While national headlines tend to focus on layoffs, automation, and uncertainty in white-collar work, far less attention is paid to how America’s storefront businesses are actually feeling.
These are the barbers, coffee shops, repair shops, and independent retailers that still form the backbone of local economies – and whose day-to-day reality often looks very different from corporate America’s.
To understand how confident these businesses feel heading into the next couple of years, we surveyed over 3,000 storefront owners across U.S. cities and ranked Main Streets based on outlook and resilience.
Here is what we found:
Key Findings:
Confidence appears to happen where business feels personal, not scalable
Many of the cities that appeared high in the ranking share something profound – they are part of local economies that rely heavily on human presence i.e. businesses that in order to succeed need to provide quality service and have solid reputations. These are places where success comes from being known, not optimized. That may explain why owners feel calmer about the future – their value isn’t built on systems that can easily be replaced.
Florida’s high rankings isn’t about tourism alone
Florida cities appear frequently near the top of the rankings, but it’s not just beach traffic driving confidence. Cities like West Palm Beach, St. Petersburg, Gainesville, and Tallahassee all combine steady local demand with seasonal or institutional anchors. It is this combination that gives business owners confidence year-round – if one group dips, another can fill the gap.
Mid-sized, walkable cities consistently are more confident
One obvious trend is that mid-sized cities, such as Buffalo, Syracuse, Alexandria, Savannah, Charleston (SC) are among the most confident ahead of 2026. In contrast, larger, more complex cities often feel more vulnerable to change. For Main Street owners, fewer moving parts may actually feel safer — simpler rent structures, shorter commutes, and customers who still shop close to home.
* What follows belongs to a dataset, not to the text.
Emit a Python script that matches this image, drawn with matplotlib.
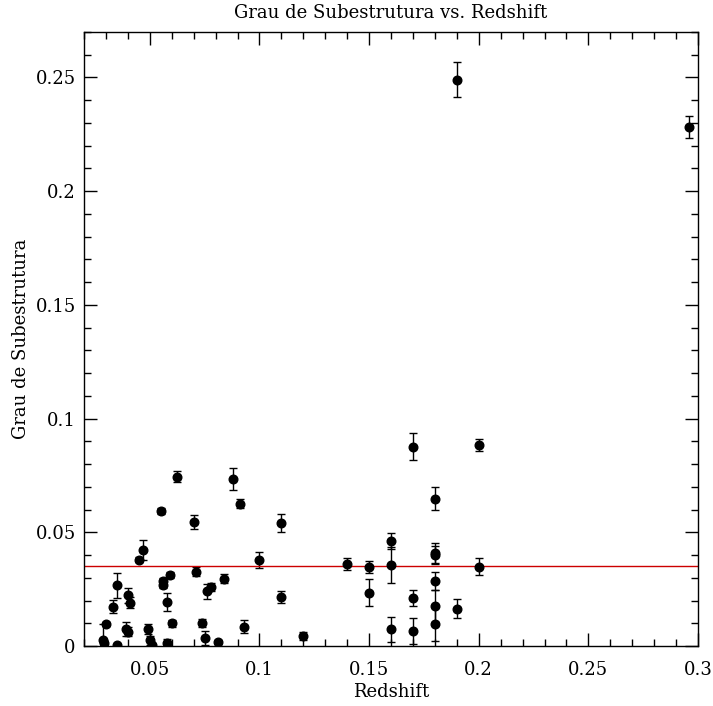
import matplotlib
matplotlib.use("Agg")
import matplotlib.pyplot as plt
from matplotlib.ticker import MultipleLocator

redshift = [0.0287, 0.029, 0.030, 0.0332, 0.035, 0.035, 0.039, 0.040, 0.040, 0.041,
            0.045, 0.047, 0.049, 0.050, 0.051, 0.055, 0.056, 0.056, 0.058, 0.058,
            0.059, 0.060, 0.0624, 0.070, 0.071, 0.074, 0.075, 0.076, 0.078, 0.081,
            0.084, 0.088, 0.091, 0.093, 0.100, 0.110, 0.110, 0.120, 0.140, 0.150,
            0.150, 0.160, 0.160, 0.160, 0.170, 0.170, 0.170, 0.180, 0.180, 0.180,
            0.180, 0.180, 0.180, 0.190, 0.190, 0.200, 0.200, 0.296]
substructure = [0.0028, 0.0013, 0.0097, 0.0172, 0.0268, 0.0003, 0.0075, 0.0062, 0.0224, 0.019,
                0.038, 0.042, 0.0075, 0.0026, 0.0005, 0.0594, 0.0286, 0.0268, 0.0195, 0.0013,
                0.0312, 0.010, 0.0745, 0.0546, 0.0326, 0.010, 0.0035, 0.024, 0.026, 0.0018,
                0.0295, 0.0735, 0.0625, 0.0085, 0.0378, 0.054, 0.0216, 0.0044, 0.036, 0.0346,
                0.0234, 0.0462, 0.0357, 0.0074, 0.0877, 0.021, 0.0066, 0.0647, 0.041, 0.040,
                0.0286, 0.0176, 0.0097, 0.249, 0.0163, 0.0884, 0.0348, 0.2284]
errors = [0.0068, 0.001, 0.0008, 0.0029, 0.0055, 0.0005, 0.003, 0.002, 0.0033, 0.0024,
          0.001, 0.0044, 0.0022, 0.002, 0.0005, 0.0012, 0.0015, 0.0015, 0.004, 0.0017,
          0.0015, 0.0015, 0.0025, 0.003, 0.002, 0.0018, 0.003, 0.0033, 0.0018, 0.0008,
          0.002, 0.0048, 0.002, 0.003, 0.0035, 0.004, 0.0025, 0.0017, 0.0026, 0.0026,
          0.006, 0.0037, 0.0079, 0.0055, 0.006, 0.0036, 0.0057, 0.005, 0.0045, 0.004,
          0.004, 0.007, 0.0075, 0.0077, 0.0042, 0.0027, 0.0037, 0.0048]
mean_level = 0.035

plt.rcParams['font.family'] = ['DejaVu Serif']

fig = plt.figure(figsize=(7.13, 7.06), dpi=100)
ax = fig.add_axes([84/713, 60/706, 614/713, 614/706])

ax.errorbar(redshift, substructure, yerr=errors, fmt='o', color='black',
            ms=6.2, elinewidth=1, capsize=3, capthick=1, ecolor='black')
ax.axhline(mean_level, color='#cc0000', lw=1)

ax.set_xlim(0.02, 0.3)
ax.set_ylim(0, 0.27)
ax.xaxis.set_major_locator(MultipleLocator(0.05))
ax.xaxis.set_minor_locator(MultipleLocator(0.01))
ax.yaxis.set_major_locator(MultipleLocator(0.05))
ax.yaxis.set_minor_locator(MultipleLocator(0.01))

def fmt(v, pos):
    s = ('%.2f' % v).rstrip('0').rstrip('.')
    return s if s else '0'
ax.xaxis.set_major_formatter(plt.FuncFormatter(fmt))
ax.yaxis.set_major_formatter(plt.FuncFormatter(fmt))

ax.tick_params(which='both', direction='in', top=True, right=True, labelsize=13, width=1)
ax.tick_params(which='major', length=9.4)
ax.tick_params(which='minor', length=4.7)
ax.tick_params(axis='x', pad=11)
ax.tick_params(axis='y', pad=6)
for s in ax.spines.values():
    s.set_linewidth(1)

ax.set_xlabel('Redshift', fontsize=13, labelpad=3)
ax.set_ylabel('Grau de Subestrutura', fontsize=13, labelpad=4)
ax.set_title('Grau de Subestrutura vs. Redshift', fontsize=13, pad=10)

fig.savefig('out.png', dpi=100)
College towns are among the most confident
Universities in cities such as Ann Arbor, Madison (WI), College Station, Denton, and Fort Collins consistently bring churn, but also predictability: new students each year, steady employment, and built-in demand. Even when broader economic sentiment dips, these places offer a sense of continuity that small businesses seem to value.
California isn’t homogenous
No state appears more often — on both ends of the ranking — than California. Oceanside, Pasadena, Huntington Beach, Santa Rosa, and Anaheim rank confidently, while Modesto, Pomona, Stockton, Salinas, San Bernardino, and Santa Ana sit near the bottom. The difference doesn’t appear to be “California vs. not,” but rather who your customers are. Lifestyle-driven, discretionary spending areas feel resilient; price-sensitive, high-cost markets feel fragile.
Southern confidence and fragility
Likewise, the South is a region of contrasts when it comes to Main street business confidence. This hints at a divide between tourism, education, or service-anchored economies and places where infrastructure challenges or uneven demand weigh more heavily on daily operations.
Rust Belt resilience shows up in unexpected ways
Rust belt cities such as Buffalo, Akron, Cincinnati, and Grand Rapids, contrary to what would be expected, appear resilient and confident in 2026. These are cities that have already adapted to long-term economic change. For owners who have survived past downturns, today’s uncertainty may feel familiar – and therefore manageable.
Final Thoughts
Taken together, the rankings suggest that Main Street confidence isn’t about optimism in the abstract. It’s about predictability. Business owners feel strongest where demand is steady, relationships are durable, and success still depends on showing up – not scaling up.
Across the country, the core principles that underpin confidence look remarkably similar: trust, routine, human connection, and a belief that customers will keep choosing local, despite the emergence of AI.